Consider a modified Employee table such as the following:
Employee Table
EmployeeID LastName Country DepartmentID
123 Rafferty Australia 31
124 Jones Australia 33
145 Steinberg Australia 33
201 Robinson United States 34
305 Smith Germany 34
306 John Germany NULL
An example solution query could be as follows:
SELECT F.EmployeeID, F.LastName, S.EmployeeID, S.LastName, F.Country
FROM Employee F INNER JOIN Employee S ON F.Country = S.Country
WHERE F.EmployeeID < S.EmployeeID
ORDER BY F.EmployeeID, S.EmployeeID;
Which results in the following table being generated.
Employee Table after Self-join by Country
EmployeeID LastName EmployeeID LastName Country
123 Rafferty 124 Jones Australia
123 Rafferty 145 Steinberg Australia
124 Jones 145 Steinberg Australia
305 Smith 306 John Germany
For this example:
F and S are aliases for the first and second copies of the employee table.
The condition F.Country = S.Country excludes pairings between employees in different
countries. The example question only wanted pairs of employees in the same country.
The condition F.EmployeeID < S.EmployeeID excludes pairings where the EmployeeID
of the first employee is greater than or equal to the EmployeeID of the second employee.

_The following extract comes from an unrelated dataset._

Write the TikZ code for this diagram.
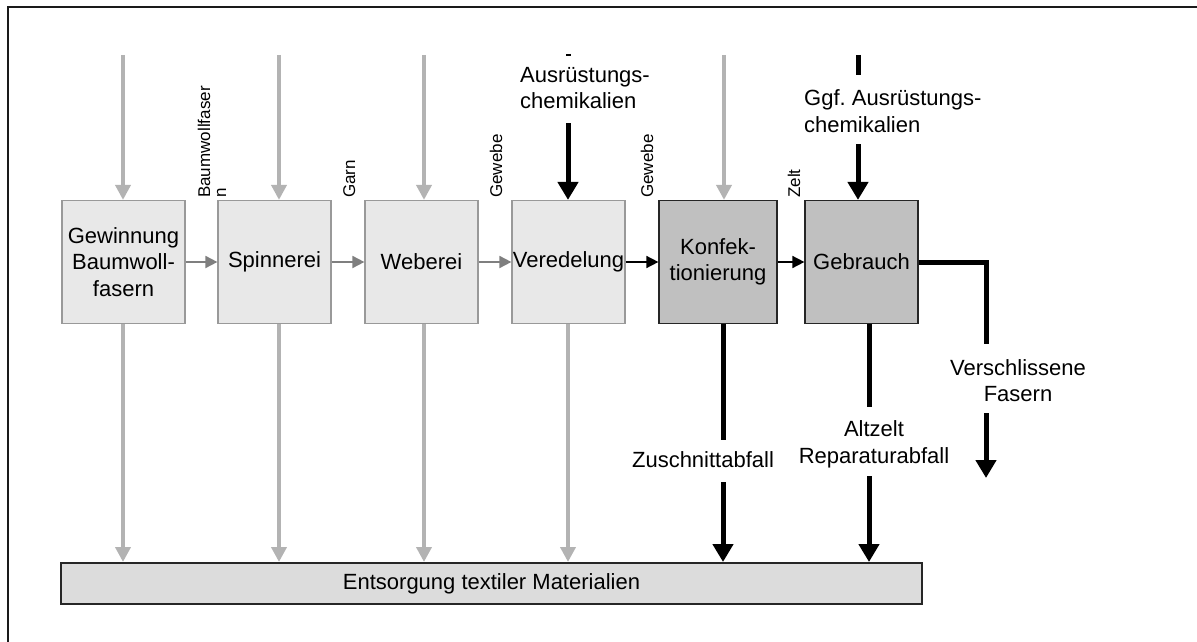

In other words, the effect of this condition is to exclude duplicate pairings and self-
pairings. Without it, the following less useful table would be generated (the table below
displays only the "Germany" portion of the result):
EmployeeID LastName EmployeeID LastName Country
305 Smith 305 Smith Germany
305 Smith 306 John Germany
306 John 305 Smith Germany
306 John 306 John Germany
Only one of the two middle pairings is needed to satisfy the original question, and the topmost
and bottommost are of no interest at all in this example.